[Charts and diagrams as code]

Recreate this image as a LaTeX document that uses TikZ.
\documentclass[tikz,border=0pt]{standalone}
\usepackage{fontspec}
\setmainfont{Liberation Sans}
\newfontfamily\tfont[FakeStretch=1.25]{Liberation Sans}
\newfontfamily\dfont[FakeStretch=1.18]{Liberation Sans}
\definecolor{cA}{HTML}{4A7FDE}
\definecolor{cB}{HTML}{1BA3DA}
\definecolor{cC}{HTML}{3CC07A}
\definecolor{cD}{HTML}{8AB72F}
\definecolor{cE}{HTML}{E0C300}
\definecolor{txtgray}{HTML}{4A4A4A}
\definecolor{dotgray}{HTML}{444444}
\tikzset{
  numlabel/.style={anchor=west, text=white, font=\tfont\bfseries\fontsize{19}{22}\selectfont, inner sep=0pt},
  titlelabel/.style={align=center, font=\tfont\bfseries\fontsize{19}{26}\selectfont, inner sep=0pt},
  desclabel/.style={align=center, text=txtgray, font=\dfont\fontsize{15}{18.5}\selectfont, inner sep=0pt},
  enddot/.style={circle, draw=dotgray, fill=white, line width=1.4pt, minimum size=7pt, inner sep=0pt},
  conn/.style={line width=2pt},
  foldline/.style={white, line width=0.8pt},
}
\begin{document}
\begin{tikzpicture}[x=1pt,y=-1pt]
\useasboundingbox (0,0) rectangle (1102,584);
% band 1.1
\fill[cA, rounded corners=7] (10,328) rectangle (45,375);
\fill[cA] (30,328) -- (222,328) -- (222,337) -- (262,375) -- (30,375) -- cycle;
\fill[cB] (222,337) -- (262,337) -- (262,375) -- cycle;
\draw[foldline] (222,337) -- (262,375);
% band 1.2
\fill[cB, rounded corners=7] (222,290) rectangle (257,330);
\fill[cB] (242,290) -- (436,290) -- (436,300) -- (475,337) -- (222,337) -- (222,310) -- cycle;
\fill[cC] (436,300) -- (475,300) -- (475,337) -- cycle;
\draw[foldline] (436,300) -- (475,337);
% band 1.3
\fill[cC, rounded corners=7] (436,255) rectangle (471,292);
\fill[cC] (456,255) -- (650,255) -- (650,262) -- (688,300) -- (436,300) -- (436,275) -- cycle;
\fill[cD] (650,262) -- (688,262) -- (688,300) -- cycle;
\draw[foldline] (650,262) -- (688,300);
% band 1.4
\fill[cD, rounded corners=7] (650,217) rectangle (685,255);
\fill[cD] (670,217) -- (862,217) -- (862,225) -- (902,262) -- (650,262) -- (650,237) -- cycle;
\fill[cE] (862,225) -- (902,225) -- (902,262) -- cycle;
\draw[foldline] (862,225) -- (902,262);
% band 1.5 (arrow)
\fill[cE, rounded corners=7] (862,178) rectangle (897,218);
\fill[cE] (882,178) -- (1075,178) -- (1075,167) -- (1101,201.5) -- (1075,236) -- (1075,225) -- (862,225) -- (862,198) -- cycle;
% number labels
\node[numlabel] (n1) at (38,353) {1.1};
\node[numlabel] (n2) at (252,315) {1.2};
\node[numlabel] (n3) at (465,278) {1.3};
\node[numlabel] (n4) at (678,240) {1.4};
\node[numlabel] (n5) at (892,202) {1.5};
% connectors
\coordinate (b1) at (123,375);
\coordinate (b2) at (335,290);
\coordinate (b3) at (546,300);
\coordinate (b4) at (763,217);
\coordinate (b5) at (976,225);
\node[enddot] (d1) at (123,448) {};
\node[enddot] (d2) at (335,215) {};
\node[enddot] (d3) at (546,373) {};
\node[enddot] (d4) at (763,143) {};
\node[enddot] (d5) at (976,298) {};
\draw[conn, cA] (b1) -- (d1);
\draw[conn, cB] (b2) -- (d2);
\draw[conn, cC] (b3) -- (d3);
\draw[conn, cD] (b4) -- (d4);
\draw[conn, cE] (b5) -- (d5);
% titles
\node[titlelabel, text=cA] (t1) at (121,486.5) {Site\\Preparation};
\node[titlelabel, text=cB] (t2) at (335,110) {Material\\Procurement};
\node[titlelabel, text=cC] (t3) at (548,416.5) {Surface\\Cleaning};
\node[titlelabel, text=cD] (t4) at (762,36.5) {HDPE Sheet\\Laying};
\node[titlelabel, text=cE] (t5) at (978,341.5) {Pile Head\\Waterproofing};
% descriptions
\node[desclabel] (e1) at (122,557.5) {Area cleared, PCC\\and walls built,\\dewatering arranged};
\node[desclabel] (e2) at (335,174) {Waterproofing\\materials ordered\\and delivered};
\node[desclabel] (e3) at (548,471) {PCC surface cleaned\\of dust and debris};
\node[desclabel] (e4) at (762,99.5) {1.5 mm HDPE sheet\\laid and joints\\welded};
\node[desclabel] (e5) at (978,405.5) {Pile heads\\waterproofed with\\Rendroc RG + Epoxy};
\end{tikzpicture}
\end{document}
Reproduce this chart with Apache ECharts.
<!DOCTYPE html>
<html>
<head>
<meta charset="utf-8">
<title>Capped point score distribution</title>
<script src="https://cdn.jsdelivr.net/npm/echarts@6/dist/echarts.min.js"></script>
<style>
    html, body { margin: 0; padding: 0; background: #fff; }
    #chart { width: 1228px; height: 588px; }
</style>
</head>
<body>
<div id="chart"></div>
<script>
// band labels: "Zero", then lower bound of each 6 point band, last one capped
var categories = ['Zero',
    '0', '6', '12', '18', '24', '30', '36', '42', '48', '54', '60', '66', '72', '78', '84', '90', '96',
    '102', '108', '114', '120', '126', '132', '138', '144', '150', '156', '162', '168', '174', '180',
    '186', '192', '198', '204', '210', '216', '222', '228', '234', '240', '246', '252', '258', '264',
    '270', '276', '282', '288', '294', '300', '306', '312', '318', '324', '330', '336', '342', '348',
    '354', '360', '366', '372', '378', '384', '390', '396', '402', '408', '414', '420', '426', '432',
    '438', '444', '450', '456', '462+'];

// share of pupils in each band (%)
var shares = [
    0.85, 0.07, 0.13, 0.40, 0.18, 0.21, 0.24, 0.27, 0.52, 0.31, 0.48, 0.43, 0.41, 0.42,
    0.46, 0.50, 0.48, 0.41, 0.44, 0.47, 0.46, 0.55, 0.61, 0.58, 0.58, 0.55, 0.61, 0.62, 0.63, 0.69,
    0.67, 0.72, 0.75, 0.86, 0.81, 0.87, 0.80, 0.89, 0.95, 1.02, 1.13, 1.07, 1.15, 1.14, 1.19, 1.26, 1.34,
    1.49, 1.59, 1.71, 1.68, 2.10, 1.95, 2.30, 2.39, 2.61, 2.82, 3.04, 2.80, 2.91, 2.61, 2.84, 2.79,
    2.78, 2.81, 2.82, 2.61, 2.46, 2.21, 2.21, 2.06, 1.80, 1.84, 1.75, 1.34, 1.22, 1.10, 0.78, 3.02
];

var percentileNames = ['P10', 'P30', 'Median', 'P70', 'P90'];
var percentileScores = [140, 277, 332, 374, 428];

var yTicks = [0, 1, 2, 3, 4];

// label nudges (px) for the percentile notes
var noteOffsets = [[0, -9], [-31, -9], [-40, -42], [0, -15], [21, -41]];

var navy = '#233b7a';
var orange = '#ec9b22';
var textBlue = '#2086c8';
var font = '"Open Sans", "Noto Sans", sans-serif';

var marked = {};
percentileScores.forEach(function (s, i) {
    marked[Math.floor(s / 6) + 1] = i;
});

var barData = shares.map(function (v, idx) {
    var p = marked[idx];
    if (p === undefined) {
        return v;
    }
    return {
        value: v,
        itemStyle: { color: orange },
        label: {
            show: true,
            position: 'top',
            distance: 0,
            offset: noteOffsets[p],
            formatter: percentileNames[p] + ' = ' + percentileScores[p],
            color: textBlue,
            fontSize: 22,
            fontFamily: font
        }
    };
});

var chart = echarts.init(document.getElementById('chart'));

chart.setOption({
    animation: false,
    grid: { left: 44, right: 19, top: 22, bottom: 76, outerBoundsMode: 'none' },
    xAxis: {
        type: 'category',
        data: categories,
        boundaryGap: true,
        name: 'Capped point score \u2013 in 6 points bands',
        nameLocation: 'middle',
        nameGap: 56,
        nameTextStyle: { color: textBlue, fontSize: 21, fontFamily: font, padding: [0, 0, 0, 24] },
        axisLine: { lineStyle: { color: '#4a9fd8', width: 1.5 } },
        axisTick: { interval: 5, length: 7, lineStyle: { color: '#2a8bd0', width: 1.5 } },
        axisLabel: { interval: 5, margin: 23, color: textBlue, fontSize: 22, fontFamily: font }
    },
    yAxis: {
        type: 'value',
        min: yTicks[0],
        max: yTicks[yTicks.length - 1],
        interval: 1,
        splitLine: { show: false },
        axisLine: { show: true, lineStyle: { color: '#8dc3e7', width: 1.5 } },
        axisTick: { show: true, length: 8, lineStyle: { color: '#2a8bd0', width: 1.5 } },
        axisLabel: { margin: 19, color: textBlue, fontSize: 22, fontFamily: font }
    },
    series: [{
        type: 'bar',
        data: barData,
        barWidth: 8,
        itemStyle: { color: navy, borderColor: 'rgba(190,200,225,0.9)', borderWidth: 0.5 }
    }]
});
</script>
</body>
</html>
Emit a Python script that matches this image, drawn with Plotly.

### Exercise details
In the records above, find each line holding "that" and copy it.

### Exercise answer
Recreate this image as a LaTeX document that uses TikZ.
Emit a Python script that matches this image, drawn with Plotly.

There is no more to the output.